Letting go doesn’t just mean getting rid of things. The real problem comes when our possessions turn into obsessions. A pile of clothes we never wear, old gadgets that no longer work, chipped cups, or books we’ll never read—all these things not only collect dust and create clutter, but also tie us to moments that have already passed. We get trapped in these feelings and forget to live in the present.
In Christianity, renunciation means giving up worldly desires and possessions to follow the teachings of Jesus. Jesus once said to a rich man, “Sell everything you own and give to the poor, and you will have treasures in heaven. Then come and follow me.” Jainism teaches aparigraha, or non-attachment, saying that holding on to things brings pain and sorrow. Islam teaches that “Detachment means nothing should own you.”
GAUTAM BUDHA
Detachment does not hurt, but attachment does. Memories do not take up physical space, but they can still fill our minds with sweet or bitter thoughts. The past does not return, but it can affect how we feel now and even in the future. “The root of all suffering is attachment,” said the Buddha. These attachments can be to things or to feelings. According to Buddhism, the way to stop suffering is to let go of desires, attachments, and aversions. When we keep holding on, we go against the natural flow of life and suffer as a result.
LORD KRISHNA
Holding on to the past and to our possessions can limit us, suffocate us, and keep us trapped. The Bhagavad Gita teaches, “Attachments interfere with a person’s ability to think clearly or wisely. When a person is free from attachments, he becomes balanced in mind and feelings.” Vairagya, or detachment, means freedom from these traps. It is a journey from being bound to being free.
UPANISHAD
The Maitri Upanishad says, “Control of thought is liberation.” We must go beyond our senses, desires, greed, envy, anger, or lust to walk the path of freedom and truth. Detachment doesn’t mean we stop caring or become indifferent. It means overcoming our obsessions, weaknesses, and ego. These negative forces cloud our thoughts, damage our understanding, and harm our relationships.

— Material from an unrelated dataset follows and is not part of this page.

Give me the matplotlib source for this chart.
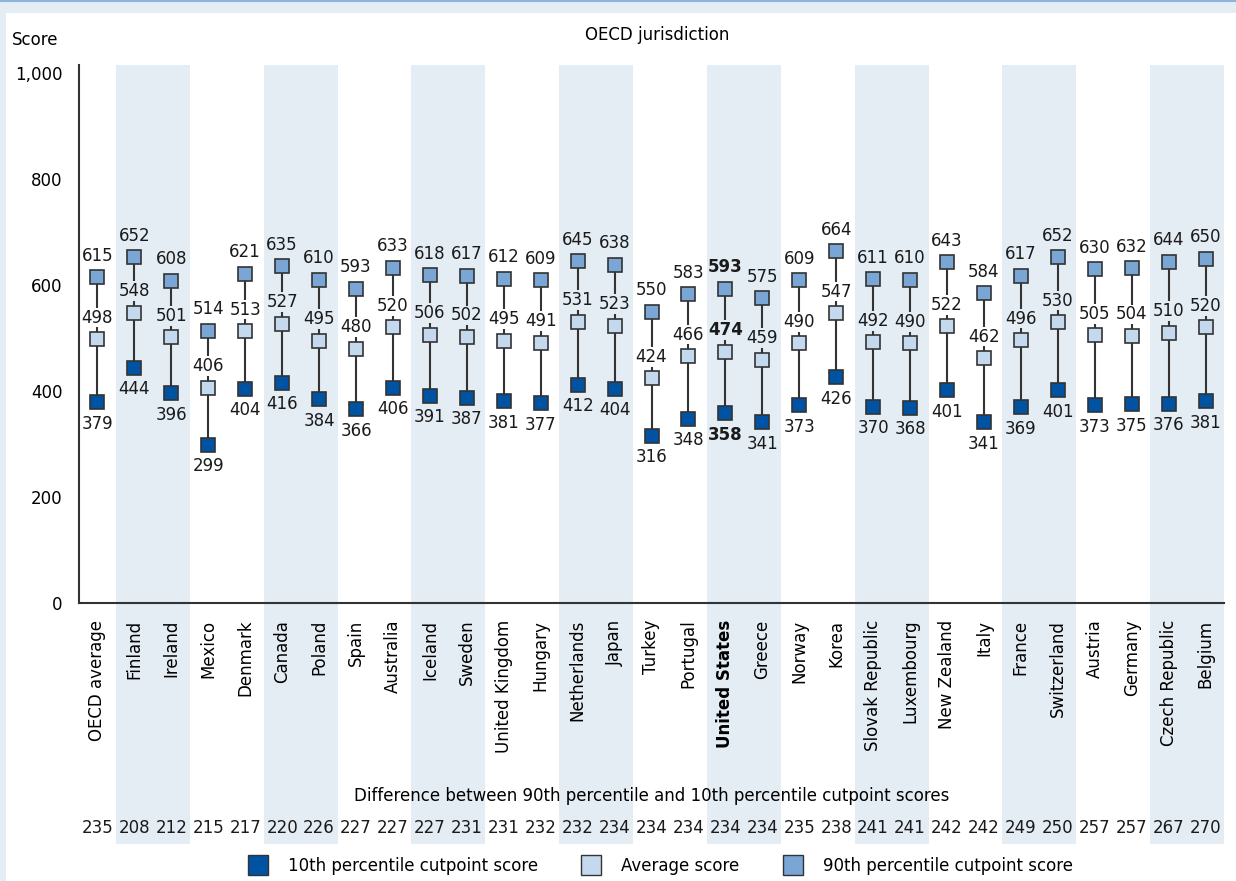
import matplotlib.pyplot as plt
from matplotlib.patches import Rectangle
from matplotlib.transforms import blended_transform_factory

countries = ["OECD average", "Finland", "Ireland", "Mexico", "Denmark", "Canada",
             "Poland", "Spain", "Australia", "Iceland", "Sweden", "United Kingdom",
             "Hungary", "Netherlands", "Japan", "Turkey", "Portugal", "United States",
             "Greece", "Norway", "Korea", "Slovak Republic", "Luxembourg",
             "New Zealand", "Italy", "France", "Switzerland", "Austria", "Germany",
             "Czech Republic", "Belgium"]
p90 = [615, 652, 608, 514, 621, 635, 610, 593, 633, 618, 617, 612, 609, 645, 638,
       550, 583, 593, 575, 609, 664, 611, 610, 643, 584, 617, 652, 630, 632, 644, 650]
avg = [498, 548, 501, 406, 513, 527, 495, 480, 520, 506, 502, 495, 491, 531, 523,
       424, 466, 474, 459, 490, 547, 492, 490, 522, 462, 496, 530, 505, 504, 510, 520]
p10 = [379, 444, 396, 299, 404, 416, 384, 366, 406, 391, 387, 381, 377, 412, 404,
       316, 348, 358, 341, 373, 426, 370, 368, 401, 341, 369, 401, 373, 375, 376, 381]
diff = [235, 208, 212, 215, 217, 220, 226, 227, 227, 227, 231, 231, 232, 232, 234,
        234, 234, 234, 234, 235, 238, 241, 241, 242, 242, 249, 250, 257, 257, 267, 270]
shaded = [1, 2, 5, 6, 9, 10, 13, 14, 17, 18, 21, 22, 25, 26, 29, 30]
highlight = "United States"

BAND = "#e4ecf4"
C10, CAVG, C90 = "#0052a3", "#c4d8ee", "#79a6d4"
EDGE = "#333333"
FS = 12

fig = plt.figure(figsize=(12.36, 8.81), dpi=100)
# light blue frame around the white panel
fig.patches.append(Rectangle((0, 0), 1, 1, transform=fig.transFigure,
                             facecolor=BAND, edgecolor="none", zorder=-10))
fig.patches.append(Rectangle((6 / 1236, 0), 1, 1 - 13 / 881, transform=fig.transFigure,
                             facecolor="white", edgecolor="none", zorder=-9))
fig.lines.append(plt.Line2D([0, 1], [0.999, 0.999], transform=fig.transFigure,
                            color="#8cb4dc", lw=1.5))

ax = fig.add_axes([79 / 1236, 1 - 603 / 881, (1224 - 79) / 1236, 530 / 881])
ax.set_facecolor("none")
n = len(countries)
x = list(range(n))
ax.set_xlim(-0.5, n - 0.5)
ax.set_ylim(0, 1000)

trans = blended_transform_factory(ax.transData, ax.transAxes)
for i in shaded:
    ax.add_patch(Rectangle((i - 0.5, -0.455), 1, 1.47, transform=trans,
                           facecolor=BAND, edgecolor="none", zorder=0, clip_on=False))

for i in x:
    ax.plot([i, i], [p10[i], p90[i]], color=EDGE, lw=1.5, zorder=2)
    bg = BAND if i in shaded else "white"
    w = "bold" if countries[i] == highlight else "normal"
    ax.annotate(str(p90[i]), (i, p90[i]), xytext=(0, 9), textcoords="offset points",
                ha="center", va="bottom", fontsize=FS, fontweight=w, color="#1a1a1a")
    ax.annotate(str(avg[i]), (i, avg[i]), xytext=(0, 9), textcoords="offset points",
                ha="center", va="bottom", fontsize=FS, fontweight=w, color="#1a1a1a",
                bbox=dict(boxstyle="square,pad=0.05", fc=bg, ec="none"), zorder=3)
    ax.annotate(str(p10[i]), (i, p10[i]), xytext=(0, -9), textcoords="offset points",
                ha="center", va="top", fontsize=FS, fontweight=w, color="#1a1a1a")

ms = 10
ax.plot(x, p10, ls="none", marker="s", ms=ms, mfc=C10, mec=EDGE, mew=1.2, zorder=4)
ax.plot(x, avg, ls="none", marker="s", ms=ms, mfc=CAVG, mec=EDGE, mew=1.2, zorder=4)
ax.plot(x, p90, ls="none", marker="s", ms=ms, mfc=C90, mec=EDGE, mew=1.2, zorder=4)

for s in ["top", "right"]:
    ax.spines[s].set_visible(False)
for s in ["left", "bottom"]:
    ax.spines[s].set_color("#333333")
    ax.spines[s].set_linewidth(1.5)
# left axis line runs a little above the 1,000 mark, as in the original
ax.spines["left"].set_bounds(0, 1015)
ax.set_yticks([0, 200, 400, 600, 800, 1000])
ax.set_yticklabels(["0", "200", "400", "600", "800", "1,000"], fontsize=FS)
ax.tick_params(axis="y", length=0, pad=12)
ax.set_xticks(x)
ax.set_xticklabels(countries, rotation=90, fontsize=FS, va="top", ha="center")
ax.tick_params(axis="x", length=0, pad=12)
for lab in ax.get_xticklabels():
    if lab.get_text() == highlight:
        lab.set_fontweight("bold")

# difference row
for i in x:
    ax.text(i, -0.425, str(diff[i]), transform=trans, ha="center", va="center",
            fontsize=FS, color="#1a1a1a")
ax.text(0.5, -0.365, "Difference between 90th percentile and 10th percentile cutpoint scores",
        transform=ax.transAxes, ha="center", va="center", fontsize=FS)
fig.text(12 / 1236, 1 - 40 / 881, "Score", ha="left", va="center", fontsize=FS)
fig.text(657 / 1236, 1 - 35 / 881, "OECD jurisdiction", ha="center", va="center", fontsize=FS)

# legend
h10 = plt.Line2D([], [], ls="none", marker="s", ms=15, mfc=C10, mec=EDGE)
ha_ = plt.Line2D([], [], ls="none", marker="s", ms=15, mfc=CAVG, mec=EDGE)
h90 = plt.Line2D([], [], ls="none", marker="s", ms=15, mfc=C90, mec=EDGE)
fig.legend([h10, ha_, h90],
           ["10th percentile cutpoint score", "Average score", "90th percentile cutpoint score"],
           loc="center", bbox_to_anchor=(657 / 1236, 1 - 866 / 881), ncol=3,
           frameon=False, fontsize=FS, handletextpad=0.8, columnspacing=2.2)

fig.savefig("out.png", dpi=100)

When we cling to material things and moments, we create mental prisons that prevent us from living and enjoying the present. The Isha Upanishad reminds us, “Whatever moves in this moving world is enveloped by God. Therefore, enjoy renunciation; do not desire what belongs to others.” Longing for what is not ours only leads to conflict and unhappiness.
The best example of detachment with warmth is the Sun. Without any demand, expectation, or discrimination, the Sun continues to shine, giving life and warmth to the earth and everyone on it. The Sun reminds us that detachment doesn’t mean being cold or distant, but rather giving freely, without wanting anything in return.